The proposed method uses deep learning to better handle the different variabilities of speech: type of speech, noises, transmission channels, etc. Moreover, the method will jointly estimate the presence of features in order to benefit from the sum of knowledge extracted by the neural networks used.
This internship will be linked to a thesis on a related topic concerning the development of the BA-LR approach, intrinsically interpretable/explicable for speaker recognition. This thesis is currently in progress and will allow the candidate to work in collaboration with the PhD student involved.
Context and challenge:
Voice recognition of individuals is a rapidly developing field with important societal implications. Many applications are available, in the context of banking, voice assistants or IoT for example. Voice recognition is also used for security applications, private or national. Finally, it also affects the judicial system, with voice comparison forensics in courts.

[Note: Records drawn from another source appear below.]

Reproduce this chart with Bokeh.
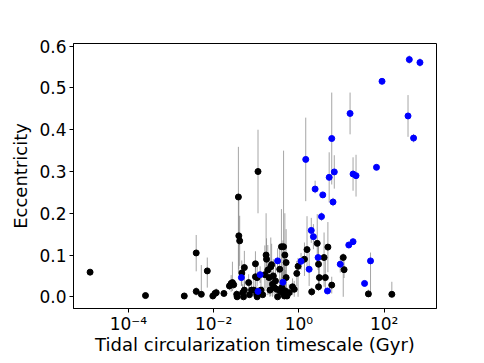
import numpy as np
from bokeh.plotting import figure
from bokeh.models import Range1d, FixedTicker, PrintfTickFormatter, CustomJSTickFormatter, ColumnDataSource
from bokeh.embed import file_html
from bokeh.resources import INLINE

# ---- data (log10 of tidal circularization timescale in Gyr, eccentricity, error below, error above) ----
black_log_tau = [-4.90, -3.60, -2.69, -2.41, -2.41, -2.29, -2.15, -2.02, -1.97, -1.94,
                 -1.76, -1.63, -1.59, -1.56, -1.53, -1.46, -1.45, -1.42, -1.41, -1.39,
                 -1.34, -1.28, -1.32, -1.30, -1.28, -1.18, -1.16, -1.11, -1.06, -1.02,
                 -1.02, -0.99, -0.98, -0.96, -0.98, -0.89, -0.85, -0.80, -0.77, -0.76,
                 -0.73, -0.70, -0.68, -0.66, -0.64, -0.62, -0.60, -0.58, -0.55, -0.52,
                 -0.50, -0.45, -0.44, -0.41, -0.40, -0.38, -0.36, -0.34, -0.33, -0.32,
                 -0.30, -0.30, -0.28, -0.23, -0.15, -0.11, -0.05, -0.02, 0.13, 0.19,
                 0.30, 0.43, 0.46, 0.48, 0.46, 0.59, 0.62, 0.68, 0.77, 1.04,
                 1.06, 1.63, 2.18]
black_ecc = [0.059, 0.003, 0.002, 0.105, 0.013, 0.006, 0.062, 0.002, 0.008, 0.010,
             0.008, 0.026, 0.032, 0.034, 0.029, 0.006, 0.000, 0.239, 0.146, 0.134,
             0.057, 0.070, 0.010, 0.000, 0.016, 0.034, 0.005, 0.016, 0.016, 0.079,
             0.048, 0.005, 0.000, 0.300, 0.046, 0.016, 0.005, 0.053, 0.100, 0.090,
             0.064, 0.046, 0.016, 0.072, 0.077, 0.030, 0.050, 0.022, 0.038, 0.018,
             0.000, 0.066, 0.014, 0.120, 0.022, 0.010, 0.120, 0.002, 0.100, 0.014,
             0.082, 0.046, 0.002, 0.010, 0.024, 0.018, 0.056, 0.073, 0.090, 0.113,
             0.012, 0.128, 0.078, 0.046, 0.024, 0.094, 0.046, 0.119, 0.028, 0.094,
             0.065, 0.007, 0.006]
black_err_lo = [0.0, 0.0, 0.0, 0.044, 0.01, 0.006, 0.04, 0.0, 0.0, 0.0,
                0.0, 0.01, 0.02, 0.02, 0.01, 0.006, 0.0, 0.18, 0.08, 0.06,
                0.03, 0.05, 0.01, 0.0, 0.01, 0.02, 0.005, 0.01, 0.01, 0.04,
                0.03, 0.005, 0.0, 0.10, 0.02, 0.016, 0.005, 0.04, 0.08, 0.05,
                0.06, 0.04, 0.016, 0.07, 0.06, 0.03, 0.04, 0.02, 0.03, 0.018,
                0.0, 0.05, 0.014, 0.12, 0.022, 0.01, 0.12, 0.002, 0.10, 0.014,
                0.06, 0.04, 0.002, 0.01, 0.02, 0.018, 0.03, 0.073, 0.04, 0.05,
                0.01, 0.05, 0.06, 0.03, 0.01, 0.07, 0.03, 0.06, 0.02, 0.094,
                0.02, 0.007, 0.006]
black_err_hi = [0.0, 0.0, 0.0, 0.043, 0.01, 0.07, 0.032, 0.0, 0.0, 0.01,
                0.0, 0.01, 0.02, 0.05, 0.01, 0.01, 0.01, 0.12, 0.10, 0.06,
                0.03, 0.04, 0.02, 0.02, 0.02, 0.02, 0.02, 0.02, 0.03, 0.03,
                0.03, 0.02, 0.01, 0.10, 0.03, 0.03, 0.02, 0.07, 0.10, 0.05,
                0.06, 0.05, 0.03, 0.07, 0.05, 0.03, 0.04, 0.03, 0.04, 0.02,
                0.02, 0.05, 0.03, 0.09, 0.05, 0.05, 0.23, 0.10, 0.10, 0.05,
                0.08, 0.04, 0.02, 0.02, 0.02, 0.02, 0.03, 0.02, 0.04, 0.08,
                0.01, 0.07, 0.05, 0.04, 0.02, 0.06, 0.04, 0.06, 0.02, 0.01,
                0.02, 0.01, 0.03]

blue_log_tau = [-1.35, -0.91, -0.96, -0.50, -0.375, 0.05, 0.16, 0.24, 0.29, 0.34,
                0.38, 0.45, 0.53, 0.56, 0.67, 0.71, 0.77, 0.80, 0.83, 0.97,
                1.17, 1.20, 1.27, 1.27, 1.34, 1.54, 1.68, 1.82, 1.95, 2.56,
                2.59, 2.69, 2.84]
blue_ecc = [0.046, 0.053, 0.013, 0.086, 0.035, 0.085, 0.329, 0.066, 0.159, 0.144,
            0.258, 0.094, 0.192, 0.244, 0.014, 0.286, 0.379, 0.227, 0.299, 0.078,
            0.124, 0.439, 0.132, 0.294, 0.290, 0.032, 0.086, 0.310, 0.516, 0.433,
            0.568, 0.380, 0.561]
blue_err_lo = [0.02, 0.02, 0.01, 0.03, 0.03, 0.02, 0.10, 0.04, 0.03, 0.03,
               0.01, 0.03, 0.01, 0.0, 0.0, 0.06, 0.11, 0.01, 0.04, 0.02,
               0.005, 0.05, 0.005, 0.04, 0.05, 0.0, 0.086, 0.0, 0.0, 0.05,
               0.01, 0.01, 0.01]
blue_err_hi = [0.02, 0.02, 0.01, 0.03, 0.10, 0.02, 0.10, 0.04, 0.03, 0.03,
               0.02, 0.03, 0.01, 0.0, 0.0, 0.06, 0.11, 0.01, 0.04, 0.02,
               0.005, 0.05, 0.005, 0.04, 0.05, 0.0, 0.02, 0.0, 0.0, 0.05,
               0.01, 0.01, 0.01]

x_ticks = [1e-4, 1e-2, 1e0, 1e2]
y_ticks = [0.0, 0.1, 0.2, 0.3, 0.4, 0.5, 0.6]

FONT = "DejaVu Sans"


def make_source(log_tau, ecc, lo, hi):
    tau = 10 ** np.asarray(log_tau)
    e = np.asarray(ecc)
    return ColumnDataSource(dict(x=tau, y=e,
                                 y0=e - np.asarray(lo), y1=e + np.asarray(hi)))


src_black = make_source(black_log_tau, black_ecc, black_err_lo, black_err_hi)
src_blue = make_source(blue_log_tau, blue_ecc, blue_err_lo, blue_err_hi)

p = figure(width=476, height=363, x_axis_type="log",
           x_range=Range1d(10 ** -5.289, 10 ** 3.228),
           y_range=Range1d(-0.028, 0.6065),
           output_backend="svg", toolbar_location=None,
           min_border_left=73, min_border_right=40,
           min_border_top=43, min_border_bottom=55)

p.grid.visible = False
p.outline_line_color = "black"
p.outline_line_width = 1
p.background_fill_color = "white"
p.border_fill_color = "white"

for src in (src_black, src_blue):
    p.segment(x0="x", y0="y0", x1="x", y1="y1", source=src,
              line_color="gray", line_alpha=0.7, line_width=1)

p.scatter(x="x", y="y", source=src_black, size=6, color="black")
p.scatter(x="x", y="y", source=src_blue, size=6, color="blue")

xa = p.xaxis[0]
xa.ticker = FixedTicker(ticks=x_ticks)
xa.formatter = CustomJSTickFormatter(code="""
const e = Math.round(Math.log10(tick));
const sup = {"-": "\u207b", "0": "\u2070", "1": "\u00b9", "2": "\u00b2", "3": "\u00b3",
             "4": "\u2074", "5": "\u2075", "6": "\u2076", "7": "\u2077", "8": "\u2078", "9": "\u2079"};
return "10" + String(e).split("").map(c => sup[c]).join("");
""")
xa.axis_label = "Tidal circularization timescale (Gyr)"

ya = p.yaxis[0]
ya.ticker = FixedTicker(ticks=y_ticks)
ya.formatter = PrintfTickFormatter(format="%.1f")
ya.axis_label = "Eccentricity"

for ax in (xa, ya):
    ax.major_tick_in = 0
    ax.major_tick_out = 4
    ax.minor_tick_line_color = None
    ax.axis_line_color = "black"
    ax.major_tick_line_color = "black"
    ax.major_label_text_font = FONT
    ax.major_label_text_font_size = "17px"
    ax.major_label_text_color = "black"
    ax.axis_label_text_font = FONT
    ax.axis_label_text_font_size = "18px"
    ax.axis_label_text_font_style = "normal"
    ax.axis_label_text_color = "black"

ya.major_label_standoff = 3
ya.axis_label_standoff = 5
xa.major_label_standoff = 1
xa.axis_label_standoff = -3

open("out.html", "w").write(file_html(p, INLINE))
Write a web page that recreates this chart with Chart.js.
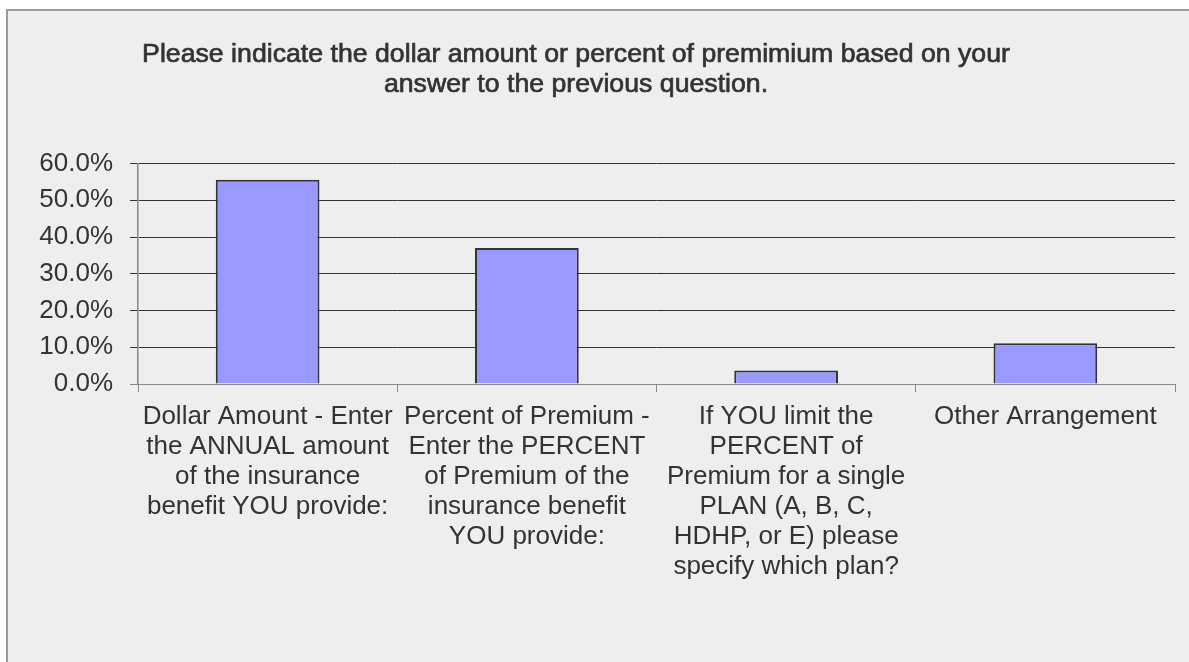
<!DOCTYPE html>
<html>
<head>
<meta charset="utf-8">
<script src="https://cdn.jsdelivr.net/npm/chart.js@4.4.1/dist/chart.umd.min.js"></script>
<style>
  body { margin: 0; background: #ffffff; }
  #marco {
    position: absolute; left: 6px; top: 9px; width: 1200px; height: 670px;
    background: #eeeeee; border-left: 2px solid #9a9a9a; border-top: 2px solid #9a9a9a;
  }
  #grafico { display: block; }
</style>
</head>
<body>
<div id="marco"><canvas id="grafico" width="1181" height="651"></canvas></div>
<script>
// Title, split the same way it wraps on the chart
const tituloLineas = [
  'Please indicate the dollar amount or percent of premimium based on your',
  'answer to the previous question.'
];

// Answer options (one array per wrapped label)
const categorias = [
  ['Dollar Amount - Enter', 'the ANNUAL amount', 'of the insurance', 'benefit YOU provide:'],
  ['Percent of Premium -', 'Enter the PERCENT', 'of Premium of the', 'insurance benefit', 'YOU provide:'],
  ['If YOU limit the', 'PERCENT of', 'Premium for a single', 'PLAN (A, B, C,', 'HDHP, or E) please', 'specify which plan?'],
  ['Other Arrangement']
];

// Share of responses, in percent
const porcentajes = [55.6, 37.0, 3.7, 11.1];

// Y axis range
const yMin = 0;
const yMax = 60;
const yPaso = 10;

const fuente = "'Liberation Sans', Arial, sans-serif";
const colorTexto = '#333333';
const canvasGrafico = document.querySelector('#grafico');

// Draws the centered two-line title above the plot (slightly heavier than the axis text)
const tituloPlugin = {
  id: 'tituloPlugin',
  afterDraw: (chart) => {
    const ctx = chart.ctx;
    ctx.save();
    ctx.font = `26.7px ${fuente}`;
    ctx.fillStyle = colorTexto;
    ctx.strokeStyle = colorTexto;
    ctx.lineWidth = 0.7;
    ctx.textAlign = 'center';
    ctx.textBaseline = 'alphabetic';
    tituloLineas.forEach((linea, i) => {
      ctx.fillText(linea, 568, 51 + i * 30);
      ctx.strokeText(linea, 568, 51 + i * 30);
    });
    ctx.restore();
  }
};

new Chart(canvasGrafico, {
  type: 'bar',
  data: {
    labels: categorias,
    datasets: [{
      data: porcentajes,
      backgroundColor: '#9999ff',
      borderColor: '#333333',
      borderWidth: 2,
      barPercentage: 0.4,
      categoryPercentage: 1
    }]
  },
  options: {
    responsive: false,
    animation: false,
    layout: { padding: { top: 152.5, right: 14, bottom: 78, left: 0 } },
    plugins: {
      legend: { display: false },
      tooltip: { enabled: false },
      title: { display: false }
    },
    scales: {
      x: {
        offset: true,
        grid: { offset: true, drawOnChartArea: false, tickLength: 8, color: '#888888' },
        border: { color: '#888888', width: 1 },
        ticks: {
          color: colorTexto,
          font: { family: fuente, size: 26, lineHeight: 30 / 26 },
          maxRotation: 0,
          minRotation: 0,
          autoSkip: false,
          padding: 10
        },
        afterFit: (scale) => { scale.height = 200; }
      },
      y: {
        min: yMin,
        max: yMax,
        ticks: {
          stepSize: yPaso,
          callback: (v) => v.toFixed(1) + '%',
          color: colorTexto,
          font: { family: fuente, size: 26 },
          padding: 17
        },
        grid: {
          color: (ctx) => (ctx.tick && ctx.tick.value === 0 ? '#888888' : '#333333'),
          tickLength: 8,
          lineWidth: 1
        },
        border: { color: '#888888', width: 1.5 },
        afterFit: (scale) => { scale.width = 130; }
      }
    }
  },
  plugins: [tituloPlugin]
});
</script>
</body>
</html>
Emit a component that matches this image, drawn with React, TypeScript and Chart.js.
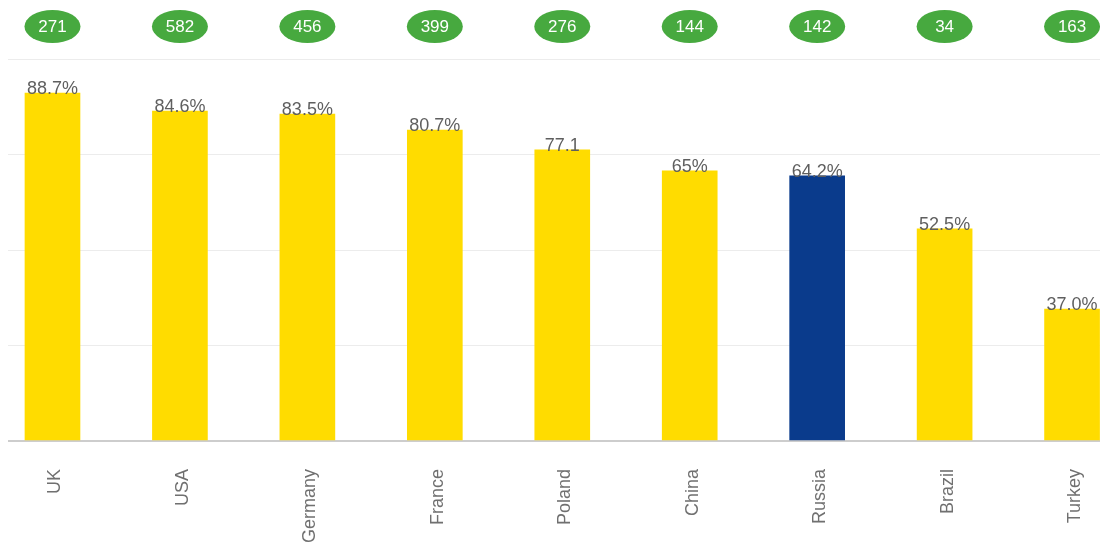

Although speaker recognition systems show a very high level of performance in scientific evaluations, they still suffer from several flaws. First of all, like any machine learning system, they can admit learning biases that lead to inappropriate decisions (e.g., the absence of a regional accent in the training base can lead to a confusion between individual and regional features). Moreover, the systems work as a black box: they return a numerical score in response to a stimulus under all circumstances, even if the sound recording contains little characteristic information about the speaker. Finally, the scores proposed by the speaker recognition systems have no meaning as such. To make a decision, it is still necessary to normalize, or “calibrate” the score, to take into account the context of the application and the local conditions of use. A defect in this calibration, due for example to conditions not yet met, can give the system an erratic behavior.
This internship will focus on the speech feature extraction module within the BA-LR approach. The “explicability” aspects will be privileged.
It will take place within the framework of the LIAvignon partnership chair, within the Laboratoire Informatique d’Avignon (LIA) which will provide all the necessary knowledge and resources (software, databases and calculators) to carry out the proposed work.